Your container only needs to add model loading and serving logic; the rest of the stack is fixed by the blueprint.

Fewer moving parts

By standardizing on a small set of verified blueprints, you reduce the number of unique environments to support. Patching and security updates become “upgrade the blueprint” instead of chasing down every custom image.

Custom blueprints and governance

Enterprises often need to add internal libraries, security agents, or approved packages. InferoFabric allows you to:

Extend an official blueprint with your own Dockerfile or package list, then build and store the result in your registry.
Submit for verification — Inferonomics can run the same test suite against your extended blueprint and mark it as verified once it passes, so you get the same “known good” guarantee.
Pin and audit — All workload runs record which blueprint (and version) was used, so compliance and debugging have a clear trail.

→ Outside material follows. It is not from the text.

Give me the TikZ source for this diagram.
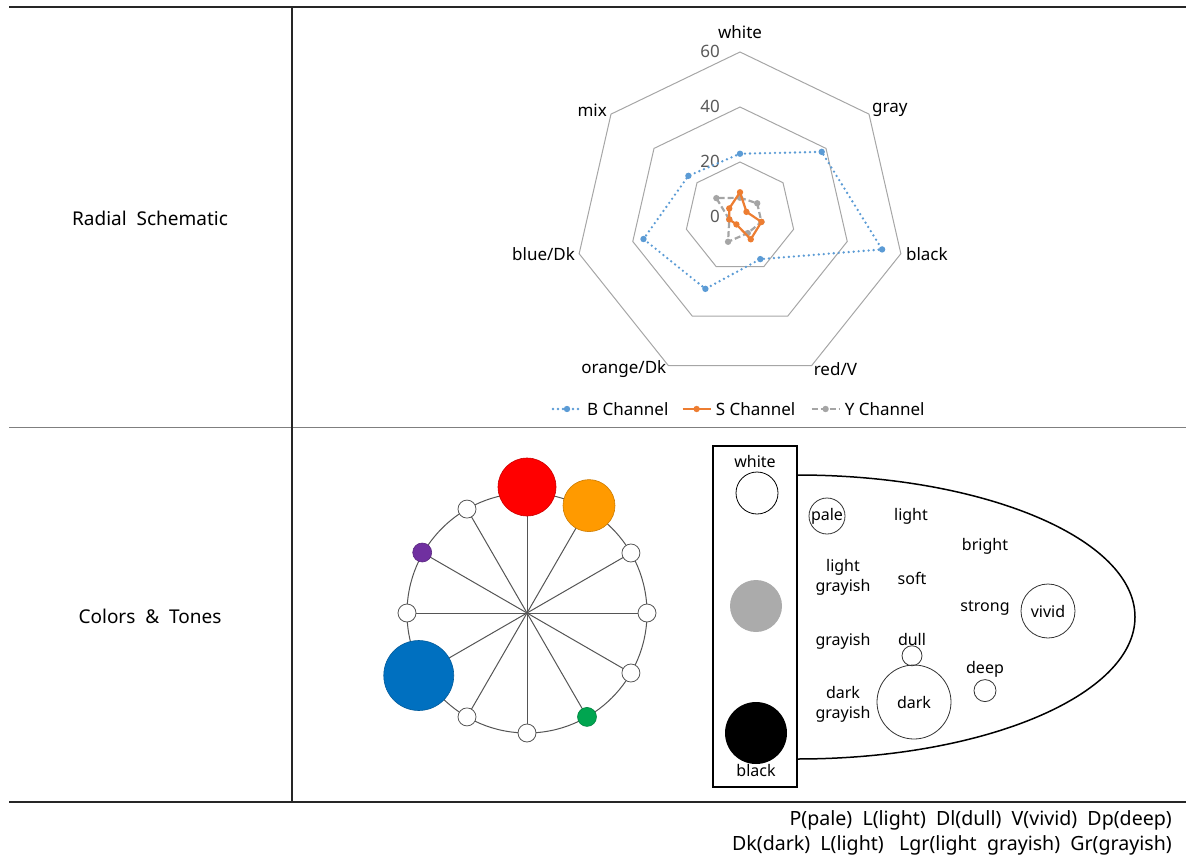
\documentclass[tikz,border=0pt]{standalone}
\usepackage{fontspec}
\setmainfont{Noto Sans}
\usetikzlibrary{positioning}

\definecolor{rulegray}{HTML}{7F7F7F}
\definecolor{gridgray}{HTML}{A6A6A6}
\definecolor{ticktext}{HTML}{595959}
\definecolor{bchan}{HTML}{5B9BD5}
\definecolor{schan}{HTML}{ED7D31}
\definecolor{ychan}{HTML}{A5A5A5}
\definecolor{hred}{HTML}{FF0000}
\definecolor{horange}{HTML}{FF9A00}
\definecolor{hblue}{HTML}{0070C0}
\definecolor{hgreen}{HTML}{00A550}
\definecolor{hpurple}{HTML}{7030A0}
\definecolor{tonegray}{HTML}{ABABAB}
\definecolor{wheelline}{HTML}{555555}

\newcommand{\lblfont}{\fontsize{17}{21}\selectfont}
\newcommand{\tonefont}{\fontsize{16}{20}\selectfont}
\newcommand{\rowfont}{\fontsize{19}{24}\selectfont}
\newcommand{\keyfont}{\fontsize{19.6}{24}\selectfont}

\tikzset{
  every node/.style={font=\lblfont, inner sep=1pt},
  table rule/.style={line width=1.5pt, draw=black!85},
  grid line/.style={draw=gridgray, line width=1pt},
  tick/.style={text=ticktext, anchor=east},
  bline/.style={draw=bchan, line width=2.6pt, line cap=round, dash pattern=on 0pt off 5pt},
  sline/.style={draw=schan, line width=2.2pt},
  yline/.style={draw=ychan, line width=2.2pt, dash pattern=on 6pt off 3pt},
  spoke/.style={draw=wheelline, line width=1pt},
  hue/.style={circle, draw=wheelline, fill=white, line width=0.8pt, inner sep=0pt, minimum size=#1},
  hue/.default=18pt,
  ring/.style={circle, draw=black!80, line width=0.8pt, inner sep=0pt, minimum size=#1},
  tone/.style={align=center, font=\tonefont},
  row/.style={font=\rowfont},
}

\begin{document}
\begin{tikzpicture}[x=1pt, y=-1pt]
\useasboundingbox (0,0) rectangle (1186,856);

% table frame
\draw[table rule] (9,7) -- (1186,7);
\draw[line width=1.2pt, draw=rulegray] (9,427.5) -- (1186,427.5);
\draw[line width=1.2pt, draw=black!85] (9,802) -- (1186,802);
\draw[table rule] (292,7) -- (292,802);
\node[row] (rowradar) at (150,218) {Radial\ \ Schematic};
\node[row] (rowtones) at (150,616) {Colors \ \&\ \ Tones};

% radar chart
\begin{scope}[shift={(740,217)}]
  \foreach \lv in {20,40,60}
    \draw[grid line] (-90:\lv*2.75) \foreach \k in {1,...,6}{ -- ({\k*360/7-90}:\lv*2.75)} -- cycle;
  \foreach \k in {0,...,6}
    \coordinate (v\k) at ({\k*360/7-90}:165);
  \foreach \lv in {0,20,40,60}
    \node[tick] (t\lv) at (-19,{-\lv*2.75-1}) {\lv};
  \node[above=12pt of v0] (ax-white) {white};
  \node[anchor=west, xshift=2pt, yshift=4pt] (ax-gray) at (v1) {gray};
  \node[anchor=west, xshift=4pt] (ax-black) at (v2) {black};
  \node[anchor=west, xshift=1pt, yshift=-3pt] (ax-red) at (v3) {red/V};
  \node[anchor=east, xshift=-1pt, yshift=-3pt] (ax-orange) at (v4) {orange/Dk};
  \node[anchor=east, xshift=-3pt] (ax-blue) at (v5) {blue/Dk};
  \node[anchor=east, xshift=-3pt, yshift=4pt] (ax-mix) at (v6) {mix};
  % B channel
  \foreach \v [count=\k from 0] in {23,38,53,17,29,36,24}
    \coordinate (b\k) at ({\k*360/7-90}:\v*2.75);
  \draw[bline] (b0) \foreach \k in {1,...,6}{ -- (b\k)} -- cycle;
  \foreach \k in {0,...,6} \fill[bchan] (b\k) circle (3.2pt);
  % Y channel
  \foreach \v [count=\k from 0] in {7,8,8,6.5,10,4,11}
    \coordinate (y\k) at ({\k*360/7-90}:\v*2.75);
  \draw[yline] (y0) \foreach \k in {1,...,6}{ -- (y\k)} -- cycle;
  \foreach \k in {0,...,6} \fill[ychan] (y\k) circle (3.2pt);
  % S channel
  \foreach \v [count=\k from 0] in {9,3,8,9,3,4,5}
    \coordinate (s\k) at ({\k*360/7-90}:\v*2.75);
  \draw[sline] (s0) \foreach \k in {1,...,6}{ -- (s\k)} -- cycle;
  \foreach \k in {0,...,6} \fill[schan] (s\k) circle (3.2pt);
\end{scope}

% legend
\node[anchor=west] (bleg) at (586,409) {B Channel};
\node[right=45pt of bleg] (sleg) {S Channel};
\node[right=47pt of sleg] (yleg) {Y Channel};
\draw[bline] ([xshift=-33pt]bleg.west) -- ([xshift=-4pt]bleg.west);
\fill[bchan] ([xshift=-19pt]bleg.west) circle (3.2pt);
\draw[sline] ([xshift=-32pt]sleg.west) -- ([xshift=-4pt]sleg.west);
\fill[schan] ([xshift=-18pt]sleg.west) circle (3.2pt);
\draw[yline] ([xshift=-32pt]yleg.west) -- ([xshift=-4pt]yleg.west);
\fill[ychan] ([xshift=-18pt]yleg.west) circle (3.2pt);

% hue wheel
\begin{scope}[shift={(527,613)}]
  \foreach \a in {0,30,...,150}
    \draw[spoke] (\a:120) -- (\a+180:120);
  \draw[spoke] (0,0) circle (120pt);
  \foreach \a in {120,30,0,-30,-90,-120,180}
    \node[hue] (w\a) at ({-1*\a}:120) {};
  \foreach \a/\d/\c/\s [count=\i] in {90/126/hred/58pt, 60/124/horange/52pt, -150/125/hblue/70pt, -60/120/hgreen/19pt, 150/121/hpurple/19pt}
    \node[hue=\s, fill=\c, draw=\c!80!black, line width=0.6pt] (c\i) at ({-1*\a}:\d) {};
\end{scope}

% tone panel
\draw[line width=1.8pt] (713,446) rectangle (797,787);
\draw[line width=1.5pt] (797,475) arc[start angle=90, end angle=-90, x radius=338pt, y radius=142pt];
\node[circle, draw, line width=0.8pt, minimum size=42pt, inner sep=0pt] (wcirc) at (757,493) {};
\node[circle, fill=tonegray, minimum size=52pt, inner sep=0pt] (gcirc) at (756,606) {};
\node[circle, fill=black, minimum size=62pt, inner sep=0pt] (kcirc) at (756,733) {};
\node[tone] (lwhite) at (755,461) {white};
\node[tone] (lblack) at (756,770) {black};

\node[ring=36pt, tone] (pale) at (827,516) {pale};
\node[tone] (light) at (911,516) {light};
\node[tone] (bright) at (985,546) {bright};
\node[tone] (lgray) at (843,577) {light\\grayish};
\node[tone] (soft) at (912,578) {soft};
\node[tone] (strong) at (985,608) {strong};
\node[ring=54pt, tone] (vivid) at (1048,611) {vivid};
\node[tone] (grayish) at (843,641) {grayish};
\node[tone] (dull) at (912,639) {dull};
\node[ring=20pt, below=-1pt of dull] (dullring) {};
\node[tone] (deep) at (985,669) {deep};
\node[ring=22pt, below=1pt of deep] (deepring) {};
\node[tone] (dgray) at (843,704) {dark\\grayish};
\node[ring=74pt, tone] (dark) at (914,702) {dark};

% key
\node[font=\keyfont, anchor=east] (key1) at (1173,820) {P(pale)\ \ L(light)\ \ Dl(dull)\ \ V(vivid)\ \ Dp(deep)};
\node[font=\keyfont, anchor=east] (key2) at (1173,845) {Dk(dark)\ \ L(light)\ \ \ Lgr(light\ \ grayish)\ \ Gr(grayish)};
\end{tikzpicture}
\end{document}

Stay on supported versions

Old blueprint versions are eventually deprecated. InferoFabric surfaces deprecation and end-of-support dates so you can plan upgrades before you are forced to move.

Summary

InferoFabric by Inferonomics uses verified stack blueprints to take the guesswork out of GPU environments. By deploying versioned, tested stacks and layering only your code on top, you get reproducibility, easier support, and a clear path for upgrades—ending dependency hell while keeping control over what runs in your fabric.